第102話 ダブルヘッド 11
<ヴァーン視点>
防具らしきものをほぼ装備していない軽装の冒険者が、剣を片手に俺たちとダブルヘッドの間に立っている。その姿、見間違えることなどありえない。
「ああ」
遅すぎるぜ……。
でも、ホント、助かった。
今残っている僅かな力を込めていた身体が弛緩していく。
まだ戦いは終わっていないのに、緊張感が抜けていくようだ。
それだけコーキの実力を信じているということなのだろう。
自覚していた以上に。
けど、どうしてここに?
今日は常夜の森に入っていなかったはずなのに。
「コーキ、おっせーぞ!」
「悪い」
「まっ、今回だけは許してやらぁ」
「そりゃあ、どうも」
「んで、どうしてコーキがここにいんだ?」
当然、ギリオンも同じ疑問を抱いているか。
しかし、こいつの声からも悲壮感がきれいさっぱり消えているよ。
余裕すら漂い始めている。
げんきんな野郎だ。
まあ、俺も人のこと言えないか。
「ギルドでダブルヘッドの話を聞いたからな」
「ん? ギルドでもう情報が出てんのか?」
そんなに情報が早いのか。
「そうだ。

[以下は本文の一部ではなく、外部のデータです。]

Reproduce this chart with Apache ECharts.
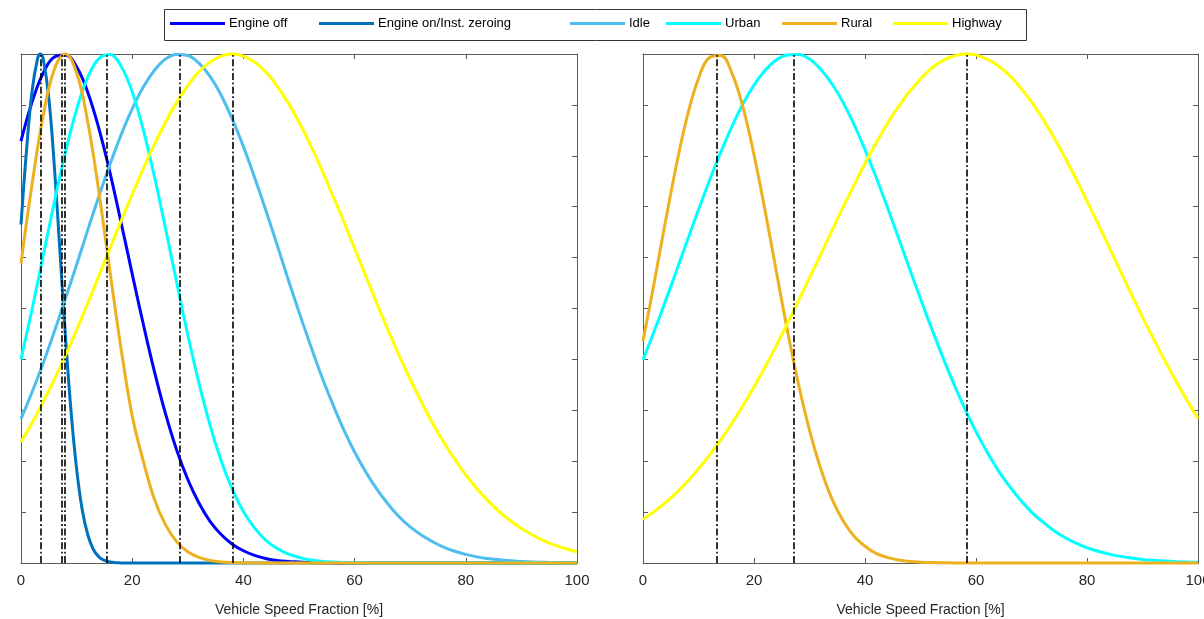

しかし、ギリオンもヴァーンもやられたなぁ。命に別状はないみたいだけど」
「なんとかな」
「はん、こんなの大した傷じゃねえわ」
強がっているが、結構な傷だぞ。
ギリオンも俺もな。
「ヴァーンの背中の傷はどうなんだ?」
「多分、深くないはずだ」
緊張が解けると急に痛み出したけどな。
「そうか、あとで治療してやるから少し我慢しろよ」
「ああ、問題ねえ」
「シアとアルも無事そうだな」
「はい! コーキ先生」
「ああ」
ふたり共に、さっきまでとは明らかに顔つきが違う。
元気が戻っている。
「とりあえず一安心だ。じゃあ、話はこれくらいにしてダブルヘッドの相手をするか」
「オレもやんぜ」
「無理すんな、ギリオン。ここは俺に任せろ。他のみんなも自分の身を守ることを優先してくれ」
まさか、ひとりでやるつもりなのか。
ダブルヘッド2頭の相手を。
いくらコーキでも、無謀じゃないのか。
「コーキ、さすがに危険だ。俺らが援護する」
「ん~、危なそうだったら頼む」
その言葉と共に、こちらに手を振りながら、ゆっくりとダブルヘッドに向かって歩を進めるコーキ。
その言葉にも動きにも、全く力みがない。
とはいえ、気合は入っているようだ。
集中しているのに、気負いのようなものが全く感じられない。
ダブルヘッド2頭を相手にして、どんだけ精神が強いんだよ。
こいつこそ、バケモンだぜ。
対するダブルヘッド。
さっきから、こちらを襲う気配が全くない。
コーキと俺たちが喋っているのを眺めているだけだ。
で、今はというと。
1頭目の大ダブルヘッドは威嚇するように唸りながらコーキを睨んでいる。
相手が相当の実力者だと気付いているのだろう。
俺とシアを攻撃するべく目の前にいた2頭目の小ダブルヘッドは……。
はぁ??
なんだ、そりゃ!
近づくコーキから離れるように後退していく。
明らかにコーキを見て怯えているぞ。
どういうことだよ?
コーキに何かされたのか?
まさか、さっきまでの単頭は……。
コーキに斬られたのか?
そういうことなのか。
そんな俺の疑問など知る由もないコーキがお得意の雷撃を2頭に放つ。
いつもながらの無詠唱で予備動作もない。
そんな魔法が近距離から無造作に繰り出されたのだ。
2頭のダブルヘッドは逃げることもできず、その身に雷撃を浴びる。
「ギュワアン」
「ギャアァン」
今のはかなりの威力の雷撃だった。
俺が見たことのないような威力だ。
とはいえ、一撃でそれかよ。
俺の魔法とは大違いだぜ。
頼りになる味方だが、同じ攻撃魔法の使い手としては少し落ち込んでしまいそうだ。
で、警戒して後退する大ダブルヘッド。
さらに怯えを増したように、その場で震えている小ダブルヘッド。
コーキは一足飛びに小ダブルヘッドに接近。
そのまま剣で首筋に斬りかかった!
赤黒く湿った体毛が大きな防御力を持つダブルヘッド、その剣だけでは難しいだろう。
そう思ったのだが。
「ギャアァァァァ」
「マジかよ!?」
傍らのギリオンからこぼれ出る驚愕のつぶやき。
そりゃ、そうだ。
あれだけ俺とギリオンの攻撃を防いでいた体表、漆黒に濡れた体毛、そこにコーキの剣が難なく通ったのだから。
そして……。
ドスン。
地面へ落下する左の頭。
「すげぇ!」
「先生、すごい!」
アルとシアからは感嘆の声。
純粋で羨ましいことだ。
こっちは感嘆する前に驚愕で声も出ないってのにな。
コーキが剣、魔法ともに相当な実力を持っているというのは分かっていた。
だから、こうして安心できたんだ。
けど、どこまでの腕なのかは測りきれていなかったようだな。
まさか、ここまでのものだったとは……。